In blau-weißer Spielkleidung die Mannschaft von Türkiyemspor Berlin. Und die Mannschaft von Tennis Borussia in lila-weißer Spielkleidung. Zwei Berliner Jugendmannschaften treffen in einem Freundschaftsspiel aufeinander. Am Spielrand schauen etwa 70 junge Fans zu. Mit dabei ist auch der Präsident des Berliner Fußballverbands Bernd Schulz.
"Wir wissen, dass es auch hier Probleme gibt für Homosexuelle im Sport, gerade auch im Fußball. Aber dennoch denke ich, es ist immer wieder wichtig, dieses Thema anzusprechen, für Toleranz zu werben. Wir tun das ja hier auch seit einiger Zeit mit dem LSVD Berlin gemeinsam. Ich denke, dass es wichtig ist und einem Verband wie dem unseren gut zu Gesicht steht, sich diesen sozialen Themen zu stellen.

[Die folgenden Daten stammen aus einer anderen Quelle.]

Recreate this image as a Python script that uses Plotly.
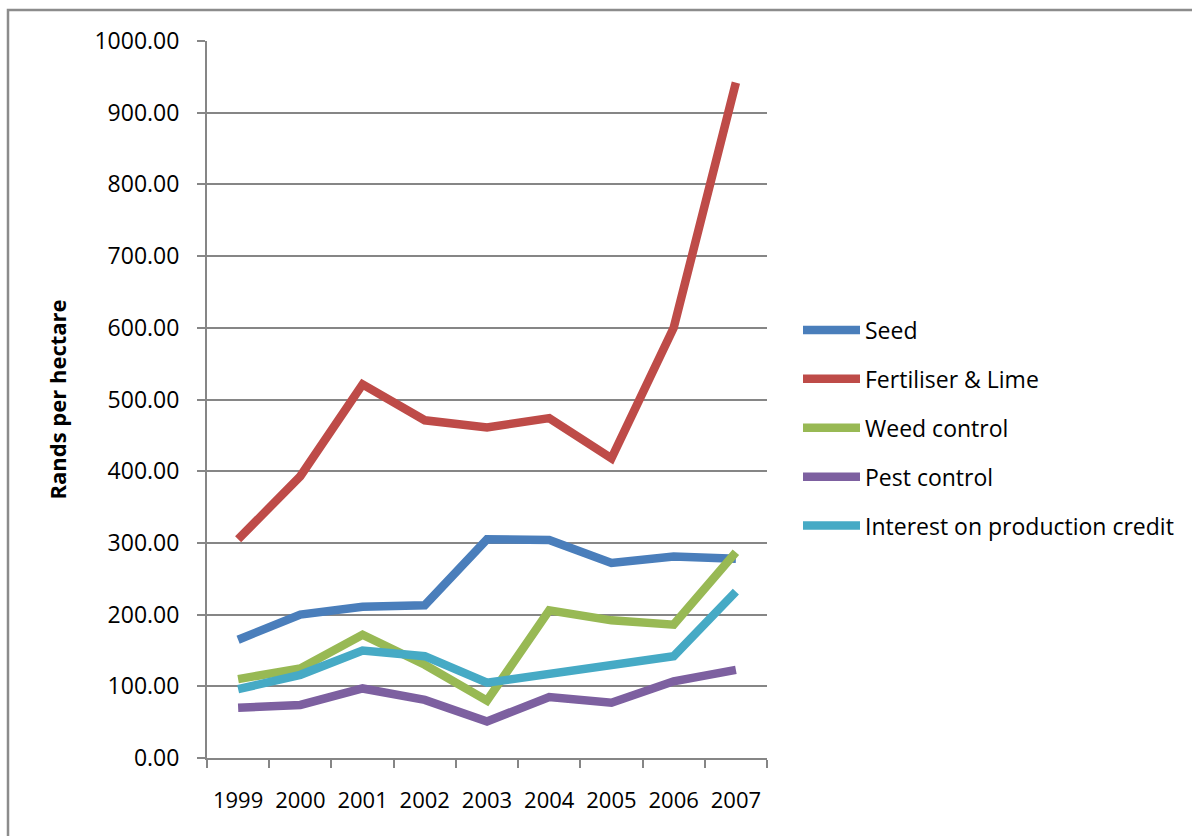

Das tun wir gerne. Und insofern ist das eine schöne Aktion, der ich gerne beiwohne."
Ein faires Spiel mit 8 Toren am Ende. Schon zur Halbzeit steht es 4:2 für Tennis Borussia. Aber den Zuschauern geht es gar nicht um Sieg oder Niederlage.
"Es geht vor allem darum, ein Zeichen gegen Homophobie im Fußball zu setzen, bzw. um den Schiedsrichter, ihn zu unterstützen."
"Dieses Thema muss wesentlich publiker werden, damit mehr Menschen davon erfahren, wie schlecht diese Menschen behandelt werden, was mit ihnen passiert und dass es einfach nicht sein darf."
Die Spieler treten bei dieser Partie ohnehin nicht gegeneinander an, sondern gegen Homophobie im Fußball und für Halil Ibrahim Dinçdağ. Unter den Zuschauern gibt es aber fast keine türkischen Fans. Nur die Eltern eines Spielers stehen abseits der Menge und sagen, zu einem Freundschaftsspiel wären sie nicht gekommen, aber sie wollten dem Schiedsrichter beistehen. Halil Ibrahim Dinçdağ nimmt es gelassen, als er in der Kabine erfährt, dass er nur zwei türkische Unterstützer hatte.
"Ich weiß nicht, wie türkische Eltern mit diesem Thema umgehen, wie sie zur Homosexualität ihrer Kinder stehen. Dazu kann ich nichts sagen. Aber wenn zwei Menschen da waren, zeigt das doch, es gibt ein Bewusstsein dafür."